Listen Batman, we need to talk. On June 23rd, I was as excited as anyone. Gotham City was looking pretty bad, and I was certain that you’d be the one to take care of things.
Unfortunately, things didn’t go as planned. It’s been four months since we’ve last spoken, and the bat signal is going to need replacing.
This article was intended to explore Arkham Knight‘s performance after relaunch. Before Breitbart Tech, I was just another gamer, and a huge fan of most anything that featured the Dark Knight. Rocksteady had managed to capture the very essence of being the caped crusader in Arkham Asylum and Arkham City, and their final Batman simulator was touted as their magnum opus. Things didn’t quite work out that way.
The day after its intended launch on PC, the game’s sales were suspended. A litany of patches and not-quite-apologies later, fans became bitter. By the time we reached the recent October 28th relaunch, the reception was bound to be polarizing.
For most people, Arkham Knight was already a lost cause. There are no shortages of other holiday releases competing for their time and money, and the residual frustration from Warner Bros. and Rocksteady’s lack of meaningful support has jaded most of the few remaining fans of the franchise.
The last of the faithful were excited to finally get a chance to enjoy the culmination of a series to which many of them had been devoted. Many of these had championed the attempts at repairing the game and were waiting for the patch’s final application with baited breath.
It was time for Arkham Knight‘s — and even moreso its developer’s — redemption. A long standing drama was about to be laid to rest, and WBIE had managed to squeak through without throwing its unhappy consumers a single bone for their trouble.
Somehow, Arkham Knight is still a broken mess. At first, I was skeptical. The internet knows how to hold a grudge, and perhaps the flood of reports about the game’s continued crippling problems were so much hyperbole. Perhaps the community patch that many people had applied was somehow interfering, and all we needed to do was untangle the mass of temporary fixes in order to finally enjoy the port that Iron Galaxy so thoroughly butchered.
I decided to see for myself. Turns out, the complaints had — at least at the time — understated the problem. A couple of the most common examples had been “addressed” through Steam. If you’re playing on Windows 7, you just needed to constantly restart the game in order to prevent it from bringing your system to a screeching halt. If you’d upgraded to Windows 10, you just needed a whopping 12GB of RAM to keep your hardware from melting into a bat-shaped puddle.
I’ve well surpassed the requirements to run the game on Windows 10, so I was anticipating the chance to judge the game even outside of those rather egregious technical issues. Unfortunately, the problem handed me was far simpler. The game just doesn’t start. A few moments after launch, and before the WB logo can so much as taunt me, I’m informed that the game has simply stopped responding.
I’ve waded through every adjustment or fix available, from the simple to the elaborate. Even a fresh resintall came with the same problem. With no solution readily available, I’m frankly growing weary of retreading the exhaustive list of things wrong with this game. From now on, maybe it’s best that we assume that even a Gotham overrun by terrorists and thugs is still cleaner and more polished than Batman’s latest outing.
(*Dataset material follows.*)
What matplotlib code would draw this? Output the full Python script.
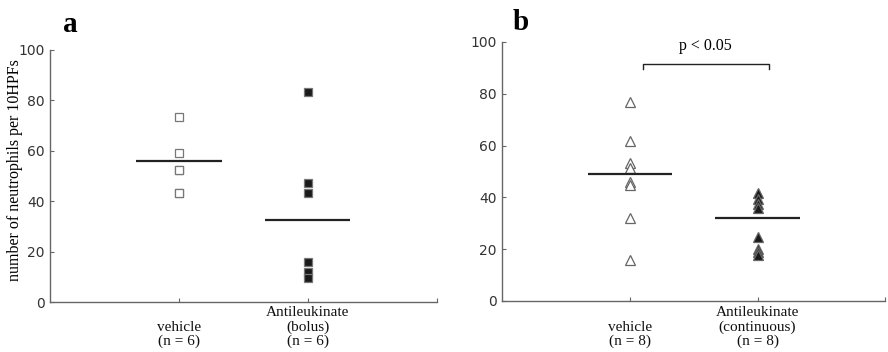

WBIE isn’t feeling this one. The money they needed from the release is already in-pocket, courtesy of an aggressive presale campaign. By proffering our wallets months in advance of the title’s release, we as a gaming community have created a scenario in which they simply cannot lose. To paraphrase Lt. James Gordon of the Gotham City Police Department, perhaps WBIE is the publisher we deserve; it’s just not the one we need right now.